I’ll forget the former friends who pretend not to see me in town. I’ll forget the fourth-grade girl drama that’s trying to find me. I’ll forget the pastor who didn’t do his job, and chose the gossip. I’ll forget my plans and my mistakes, my shallow success and my deep failure. I’ll forget the path not taken. I’ll forget the chaos and death and destruction. I’ll stop focusing on the things flying past me, because I choose to.
I’ll focus on my Jesus, and He’ll take me out of this place. He is taller, and stronger than any of the problems that overwhelm me. His beauty makes the ugly fade away. His Light wraps me up, and pulls me out of the darkness.
I’ve had a hard couple of weeks. I’ve felt rejected and belittled and betrayed. I wanted to jump up on my soapbox and scream my side of the story. But I really don’t want respect from people I don’t respect, do I? The need for fairness in this stupid town is the distraction I don’t need. My focus has to stay on Jesus, or the past few months will all be for nothing.
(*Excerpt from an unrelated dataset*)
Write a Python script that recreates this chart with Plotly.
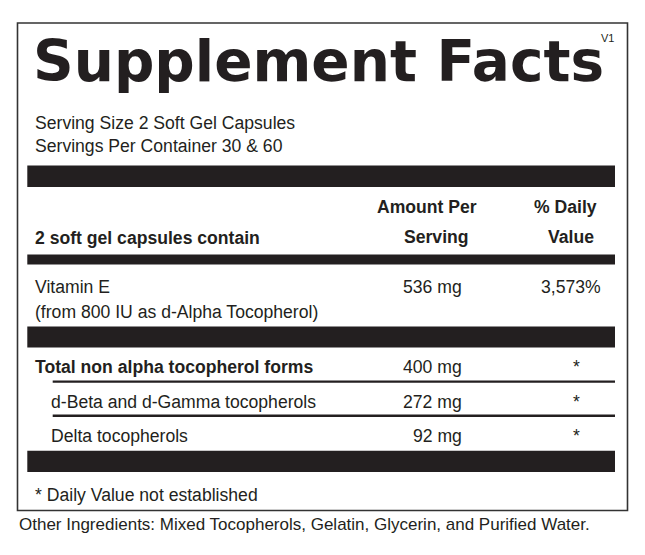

He loves me enough to remind me of things I should already know. He loves me enough to not let me sleep, and send me that dream, night after night, until I get it. If I focus on Him, this crazy life is His, and not my own.
Psalm 18
1I will love thee, O LORD, my strength.
2The LORD is my rock, and my fortress, and my deliverer; my God, my strength, in whom I will trust; my buckler, and the horn of my salvation, and my high tower.
3I will call upon the LORD, who is worthy to be praised: so shall I be saved from mine enemies.
4The sorrows of death compassed me, and the floods of ungodly men made me afraid.
5The sorrows of hell compassed me about: the snares of death prevented me.
6In my distress I called upon the LORD, and cried unto my God: he heard my voice out of his temple, and my cry came before him, even into his ears.
7Then the earth shook and trembled; the foundations also of the hills moved and were shaken, because he was wroth.
8There went up a smoke out of his nostrils, and fire out of his mouth devoured: coals were kindled by it.
9He bowed the heavens also, and came down: and darkness was under his feet.
10And he rode upon a cherub, and did fly: yea, he did fly upon the wings of the wind.
11He made darkness his secret place; his pavilion round about him were dark waters and thick clouds of the skies.
12At the brightness that was before him his thick clouds passed, hail stones and coals of fire.
13The LORD also thundered in the heavens, and the Highest gave his voice; hail stones and coals of fire.
14Yea, he sent out his arrows, and scattered them; and he shot out lightnings, and discomfited them.
15Then the channels of waters were seen, and the foundations of the world were discovered at thy rebuke, O LORD, at the blast of the breath of thy nostrils.
16He sent from above, he took me, he drew me out of many waters.
17He delivered me from my strong enemy, and from them which hated me: for they were too strong for me.
18They prevented me in the day of my calamity: but the LORD was my stay.
19He brought me forth also into a large place; he delivered me, because he delighted in me.
(Thanks for this passage Kendra. The day you sent it my life fell apart. God has always sent you at just the right moment.)